Константин Батюшков прожил по меркам века ушедшего жизнь долгую, но имел несчастливую и драматическую судьбу. Тридцати трех лет от роду болезнь его души приняла необратимый характер, и, неизлечимо больной, он провел вторую половину своей жизни, отгородившись от мира черным занавесом безумия. В 1830 году его навестит младший его товарищ Александр Пушкин. Батюшков его не узнает. В том же году Пушкин напишет: “Не дай мне Бог сойти с ума...” 
     Часто в своих стихах Батюшков зовет себя “певцом любви”. Это обман, а скорее, заблуждение относительно самого себя. Поэт изображает нам все, что угодно: тени друзей, судьбы мира, извлекает из античной мифологии образы богов и героев, мыслит о судьбе, свободе, силе, рисует величественные пейзажи, но интимные переживания, чувства, сопутствующие им, — редкие гости на страницах его книг. А если и появляются, то Батюшков так искусно драпирует их в мифологические одежды, так изысканно и туманно передает их, что трудно разглядеть истинные переживания его лирического героя. А чего же еще ждать от этого странного человека, героя Отечественной войны, пережившего отчаяние в сожженной Москве и триумф победы в Париже. Он и Пушкину, тогда еще лицеисту, советовал не увлекаться “безделками”, а тратить время на темы важные, героические. 
     Итак, Константин Батюшков, человек внешности совершенно не геройской, а скорее заурядной, в своей поэзии пытается мыслить категориями возвышенного, что позволяет, по его мнению, наиболее адекватно изобразить порядок вещей и событий в мире. Вот, например, отрывок из стихотворения “Воспоминание”: 
     И в зеркальных водах являл весь стан и рощи, 
     Едва дымился огнь в часы туманной нощи 
     Близ кущи ратника, который сном почил. 
     О, Гейльсбергские поля! О холмы возвышенны! 

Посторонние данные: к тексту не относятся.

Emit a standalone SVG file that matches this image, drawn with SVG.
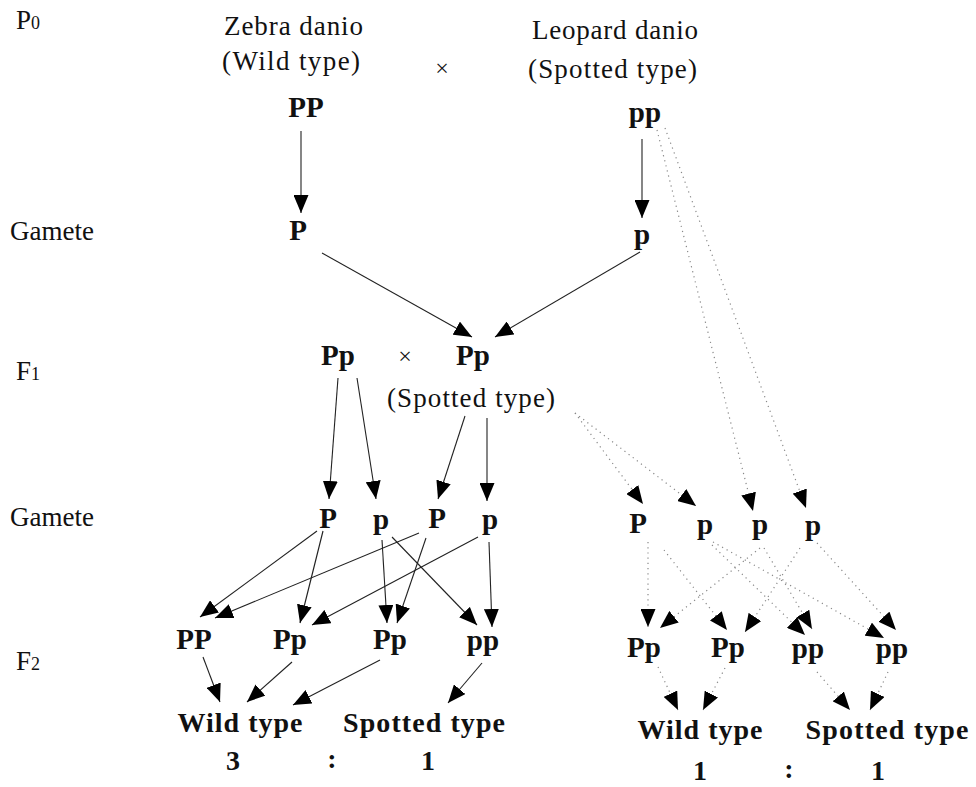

     Где столько раз в ночи, луною освещенный, 
     Я, в думу погружен, о родине мечтал. 
     В приведенном отрывке есть все, что необходимо для такого рода произведений: и напыщенные переносы ударений, превращающие строфы в подобия ребусов, и искажения слов, и державинская медь окончаний и рифм, и неоправданно длинные речевые периоды — словом, все то, что отвечало эстетике жанра. И вместе с тем внутренняя музыка стихов, их неповторимый звук, какая-то неземная, католическая торжественная их поступь не оставляют возможности усомниться в том, что Батюшков — поэт истинный и высокий. И конечно, ему дано знание своей судьбы. Еще в двадцатилетнем возрасте он написал: 
     Как ландыш под серпом убийственным жнеца 
     Склоняет голову и вянет, 
     Так я в болезни ждал безвременно конца 
     И думал: Парки час настанет. 
     Возвышенное и героическое в их обыденном понимании представляют собой личное мужество поэта, который осознал трагическое содержание жизни. Свои чувства и переживания он выражал в доступном ему языке и образах. Его гений не развился до пушкинского. Не изобретая в поэзии ничего нового, пользуясь исключительно подручными средствами — из того материала, который позволял сочинять лишь баллады и оды, он выстраивает изящные и психологически тонкие сюжеты, которые и сейчас обладают каким-то очень актуальным, современным звучанием. 
     Я чувствую: мой дар в поэзии угас, 
     И Муза пламенник небесный потушила; 
     Печальна опытность открыла 
     Пустыню новую для глаз, 
     Туда меня влечет осиротелый Гений, 
     В поля бесплодные, в непроходимы сени, 
     Где счастья нет следов, 
      Ни тайных радостей неизъяснимых снов. 
     Многое соединилось в судьбе Батюшкова: и личная драма, и личная неустроенность человека необеспеченного, для службы не созданного, беспокойного. Занятие поэзией ни славы, ни денег не сулило. Но как поэт Батюшков не сфальшивил ни в одном стихотворении. Возвышенная его Муза не приемлет покоя: она будто увита терниями. Какими бы литературными штампами и приемами ни маскировал это поэт — острые шипы выпирают и терзают его душу. 
     ...Исполненный всегда единственно тобой, 
     С какою радостью ступил на брег отчизны! 
     “Здесь будет, — я сказал, — душе моей покой, 
     Конец трудам, конец и страннической жизни”. 
      Все сбылось. 
     ...Рисунок середины прошлого века: спиной к зрителю у открытого окна невысокий, коротко остриженный человек в долгополом сюртуке и ермолке — все неподвижно и скованно, как будто время остановилось. Это — Константин Батюшков.